Jumana Taiseer
The Electronic Intifada / August 13, 2024
Ali al-Aswad, 23, and his cousin Muhammad, 21, counted the shells as they exploded around their home in Gaza’s Jabaliya refugee camp on 7 December 2023. The Israeli army had launched a major offensive on the camp, and the barrage of shells was constant and terrifying.
The cousins counted 13 to 15 explosions per minute.
The family was forced to leave home at 6 am due to the ongoing barrage. Their first stop was a distribution point run by the UN agency for Palestine refugees, or UNRWA. Yet by 1 pm, missiles had already struck a nearby mosque.
They were forced to flee once more, this time to an UNRWA school. It felt like the only thing between them and certain death were the walls of this school.
For 12 long days, the school was their sanctuary.
“Those days at the school were among the hardest we ever endured,” Ali said.
His family shared a classroom with another family. The women and children – more than 70 – slept in the room and the men slept in the hallways and on chairs.
“One of us would lie on a mattress on the floor while another took a chair, and then we’d switch places to give each other some relief.”
“The overcrowding was stifling,” Ali said, “and the cleanliness left much to be desired.” Thousands of people were sharing bathrooms and using the same facilities.
They sheltered in the school until 19 December, and the memory of that day is etched into Ali’s brain with searing clarity.
‘His face was gone’
The al-Aswad family was finally told they could return home on 19 December.
That morning, “a truck came to pick up our belongings,” he said. “Mattresses, bags and everything we had brought with us. My older brother and my cousin Muhammad insisted on taking the truck despite my pleas to go myself.”
Sixteen minutes later, tragedy would strike.

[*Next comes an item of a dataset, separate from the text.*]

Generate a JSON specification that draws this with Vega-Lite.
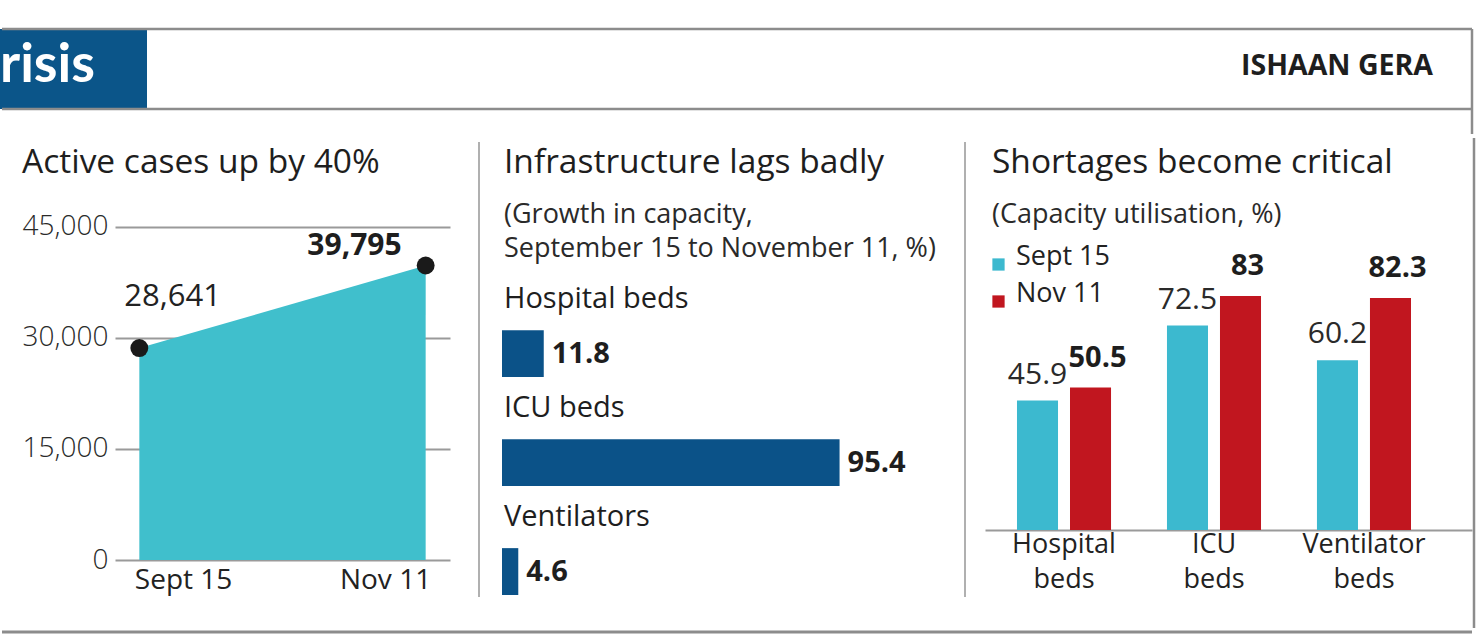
{
  "$schema": "https://vega.github.io/schema/vega-lite/v6.json",
  "padding": {"left": 0, "top": 27, "right": 0, "bottom": 0},
  "background": "white",
  "config": {
    "view": {"stroke": null},
    "font": "Open Sans",
    "title": {"anchor": "start", "frame": "group", "font": "Open Sans", "fontSize": 33.5, "fontWeight": 500, "color": "#1e1e1e", "subtitleFont": "Open Sans", "subtitleFontSize": 27, "subtitleColor": "#2a2a2a", "subtitleLineHeight": 34, "subtitlePadding": 22},
    "axis": {"labelFont": "Open Sans"},
    "legend": {"labelFont": "Open Sans"}
  },
  "spacing": 0,
  "resolve": {"scale": {"color": "independent"}, "legend": {"color": "independent"}},
  "vconcat": [
    {
      "width": 1357,
      "height": 105,
      "data": {"values": [{"tag": "risis", "author": "ISHAAN GERA"}]},
      "encoding": {
        "x": {"datum": 0, "type": "quantitative", "scale": {"domain": [115, 1472]}, "axis": null},
        "y": {"datum": 0, "type": "quantitative", "scale": {"domain": [0, 105], "reverse": true}, "axis": null}
      },
      "layer": [
        {"mark": {"type": "rect", "color": "#0b5589"}, "encoding": {"x": {"datum": 0, "type": "quantitative"}, "x2": {"datum": 147}, "y": {"datum": 0, "type": "quantitative"}, "y2": {"datum": 80}}},
        {"mark": {"type": "text", "align": "left", "baseline": "alphabetic", "fontSize": 54, "fontWeight": 700, "color": "white", "font": "Lato"}, "encoding": {"x": {"datum": 0, "type": "quantitative"}, "y": {"datum": 53, "type": "quantitative"}, "text": {"field": "tag"}}},
        {"mark": {"type": "text", "align": "right", "baseline": "alphabetic", "fontSize": 28.5, "fontWeight": 700, "color": "#1e1e1e", "font": "Open Sans"}, "encoding": {"x": {"datum": 1433, "type": "quantitative"}, "y": {"datum": 46, "type": "quantitative"}, "text": {"field": "author"}}},
        {"mark": {"type": "rule", "color": "#8c8c8c", "strokeWidth": 2.5}, "encoding": {"x": {"datum": 2, "type": "quantitative"}, "x2": {"datum": 1472}, "y": {"datum": 0, "type": "quantitative"}}},
        {"mark": {"type": "rule", "color": "#8c8c8c", "strokeWidth": 2.5}, "encoding": {"x": {"datum": 2, "type": "quantitative"}, "x2": {"datum": 1472}, "y": {"datum": 80, "type": "quantitative"}}},
        {"mark": {"type": "rule", "color": "#8c8c8c", "strokeWidth": 2.5}, "encoding": {"x": {"datum": 1472, "type": "quantitative"}, "y": null}}
      ]
    },
    {
      "spacing": 0,
      "resolve": {"scale": {"color": "independent"}, "legend": {"color": "independent"}},
      "hconcat": [
        {
          "width": 335,
          "height": 418,
          "title": {"text": "Active cases up by 40%", "frame": "bounds", "dx": 22, "offset": -38},
          "data": {"values": [{"date": "Sept 15", "cases": 28641}, {"date": "Nov 11", "cases": 39795}]},
          "encoding": {
            "x": {"field": "date", "type": "ordinal", "sort": null, "scale": {"type": "point", "padding": 0.085}, "axis": {"title": null, "domain": false, "ticks": false, "labelAngle": 0, "labelFontSize": 28, "labelColor": "#222", "labelPadding": 6, "labelFlush": 40, "labelFlushOffset": 5}},
            "y": {"field": "cases", "type": "quantitative", "scale": {"domain": [0, 56486], "nice": false}, "axis": {"title": null, "values": [0, 15000, 30000, 45000], "format": ",.0f", "domain": false, "ticks": false, "gridColor": "#9a9a9a", "gridWidth": 2, "labelFontSize": 28, "labelFontWeight": 300, "labelColor": "#2a2a2a", "labelPadding": 7, "minExtent": 115}}
          },
          "layer": [
            {"mark": {"type": "area", "color": "#40bfcc", "opacity": 1}},
            {"mark": {"type": "circle", "size": 320, "color": "#1a1a1a", "opacity": 1}},
            {"transform": [{"filter": "datum.date == 'Sept 15'"}], "mark": {"type": "text", "align": "left", "baseline": "middle", "dx": -15, "dy": -51, "fontSize": 31, "fontWeight": 400, "color": "#222"}, "encoding": {"text": {"field": "cases", "format": ","}}},
            {"transform": [{"filter": "datum.date == 'Nov 11'"}], "mark": {"type": "text", "align": "right", "baseline": "middle", "dx": -24, "dy": -20, "fontSize": 30, "fontWeight": 700, "color": "#1e1e1e"}, "encoding": {"text": {"field": "cases", "format": ","}}}
          ]
        },
        {
          "width": 52,
          "height": 455,
          "data": {"values": [{}]},
          "mark": {"type": "rule", "color": "#b0b0b0", "strokeWidth": 2},
          "encoding": {"x": {"datum": 29, "type": "quantitative", "scale": {"domain": [0, 52]}, "axis": null}}
        },
        {
          "width": 460,
          "height": 453,
          "title": {"text": "Infrastructure lags badly", "subtitle": ["(Growth in capacity,", "September 15 to November 11, %)"], "dx": 2, "offset": -121},
          "data": {"values": [{"item": "Hospital beds", "growth": 11.8}, {"item": "ICU beds", "growth": 95.4}, {"item": "Ventilators", "growth": 4.6}]},
          "encoding": {"y": {"field": "item", "type": "nominal", "sort": null, "scale": {"paddingInner": 0.57, "paddingOuter": 0.863, "align": 1}, "axis": null}},
          "layer": [
            {"mark": {"type": "bar", "color": "#0b5288"}, "encoding": {"x": {"field": "growth", "type": "quantitative", "scale": {"domain": [0, 122]}, "axis": null}}},
            {"mark": {"type": "text", "align": "left", "baseline": "middle", "dx": 8, "fontSize": 29, "fontWeight": 700, "color": "#1e1e1e"}, "encoding": {"x": {"field": "growth", "type": "quantitative"}, "text": {"field": "growth"}}},
            {"mark": {"type": "text", "align": "left", "baseline": "middle", "dx": 2, "dy": -55, "fontSize": 29, "fontWeight": 400, "color": "#1e1e1e"}, "encoding": {"x": {"datum": 0, "type": "quantitative"}, "text": {"field": "item"}}}
          ]
        },
        {
          "width": 23,
          "height": 455,
          "data": {"values": [{}]},
          "mark": {"type": "rule", "color": "#b0b0b0", "strokeWidth": 2},
          "encoding": {"x": {"datum": 3, "type": "quantitative", "scale": {"domain": [0, 23]}, "axis": null}}
        },
        {
          "width": 487,
          "height": 388,
          "title": {"text": "Shortages become critical", "subtitle": "(Capacity utilisation, %)", "dx": 7, "offset": -87},
          "data": {"values": [
            {"category": "Hospital beds", "period": "Sept 15", "value": 45.9},
            {"category": "Hospital beds", "period": "Nov 11", "value": 50.5},
            {"category": "ICU beds", "period": "Sept 15", "value": 72.5},
            {"category": "ICU beds", "period": "Nov 11", "value": 83},
            {"category": "Ventilator beds", "period": "Sept 15", "value": 60.2},
            {"category": "Ventilator beds", "period": "Nov 11", "value": 82.3}
          ]},
          "encoding": {
            "x": {"field": "category", "type": "nominal", "sort": null, "scale": {"paddingInner": 0.373, "paddingOuter": 0.31, "align": 0.344}, "axis": {"title": null, "labelAngle": 0, "ticks": false, "domainColor": "#9a9a9a", "domainWidth": 2, "labelFontSize": 27, "labelFontWeight": 400, "labelColor": "#222", "labelLineHeight": 35, "labelPadding": 1, "labelExpr": "split(datum.label, ' ')"}},
            "xOffset": {"field": "period", "type": "nominal", "sort": ["Sept 15", "Nov 11"], "scale": {"paddingInner": 0.226, "paddingOuter": 0}},
            "y": {"field": "value", "type": "quantitative", "scale": {"domain": [0, 137.6], "nice": false}, "axis": null}
          },
          "layer": [
            {"mark": {"type": "bar"}, "encoding": {"color": {"field": "period", "type": "nominal", "sort": ["Sept 15", "Nov 11"], "scale": {"domain": ["Sept 15", "Nov 11"], "range": ["#3cb9cf", "#c1161f"]}, "legend": {"title": null, "orient": "none", "legendX": 0, "legendY": 109, "padding": 0, "symbolType": "square", "symbolSize": 150, "symbolOpacity": 1, "labelFontSize": 27, "labelColor": "#222", "labelBaseline": "alphabetic", "rowPadding": 8, "labelOffset": 4}}}},
            {"transform": [{"filter": "datum.period == 'Sept 15'"}], "mark": {"type": "text", "baseline": "bottom", "dy": -11, "fontSize": 30, "fontWeight": 400, "color": "#2a2a2a"}, "encoding": {"text": {"field": "value"}}},
            {"transform": [{"filter": "datum.period == 'Nov 11'"}], "mark": {"type": "text", "baseline": "bottom", "dx": 7, "dy": -15, "fontSize": 29, "fontWeight": 700, "color": "#1e1e1e"}, "encoding": {"text": {"field": "value"}}}
          ]
        },
        {
          "width": 1,
          "height": 486,
          "data": {"values": [{}]},
          "mark": {"type": "rule", "color": "#8c8c8c", "strokeWidth": 2.5},
          "encoding": {
            "x": {"datum": -4, "type": "quantitative", "scale": {"domain": [0, 1]}, "axis": null},
            "y": {"datum": -4, "type": "quantitative", "scale": {"domain": [0, 486], "reverse": true}, "axis": null},
            "y2": {"datum": 486}
          }
        }
      ]
    },
    {
      "width": 1357,
      "height": 2,
      "data": {"values": [{}]},
      "mark": {"type": "rule", "color": "#8c8c8c", "strokeWidth": 3},
      "encoding": {
        "x": {"datum": 2, "type": "quantitative", "scale": {"domain": [115, 1472]}, "axis": null},
        "x2": {"datum": 1472},
        "y": {"datum": 0, "type": "quantitative", "scale": {"domain": [0, 2], "reverse": true}, "axis": null}
      }
    }
  ]
}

Israeli missiles targeted residential blocks in Jabaliya camp that included the home of the al-Aswad family.
The destruction was unimaginable. Israel killed at least 30 people, each a beloved member of the community, in an instant.
Ali was among the first to arrive at the scene, along with his brother Issa, running the entire way.
“When we arrived, my legs could no longer carry me,” he said. “I couldn’t recognize the blood-soaked figure before me. We identified my cousin Muhammad by his clothes.”
“I reached out to touch his face, but I could only feel the bones of his neck. His face was gone, his head shattered. They hadn’t even left us a face to say goodbye to and hold.”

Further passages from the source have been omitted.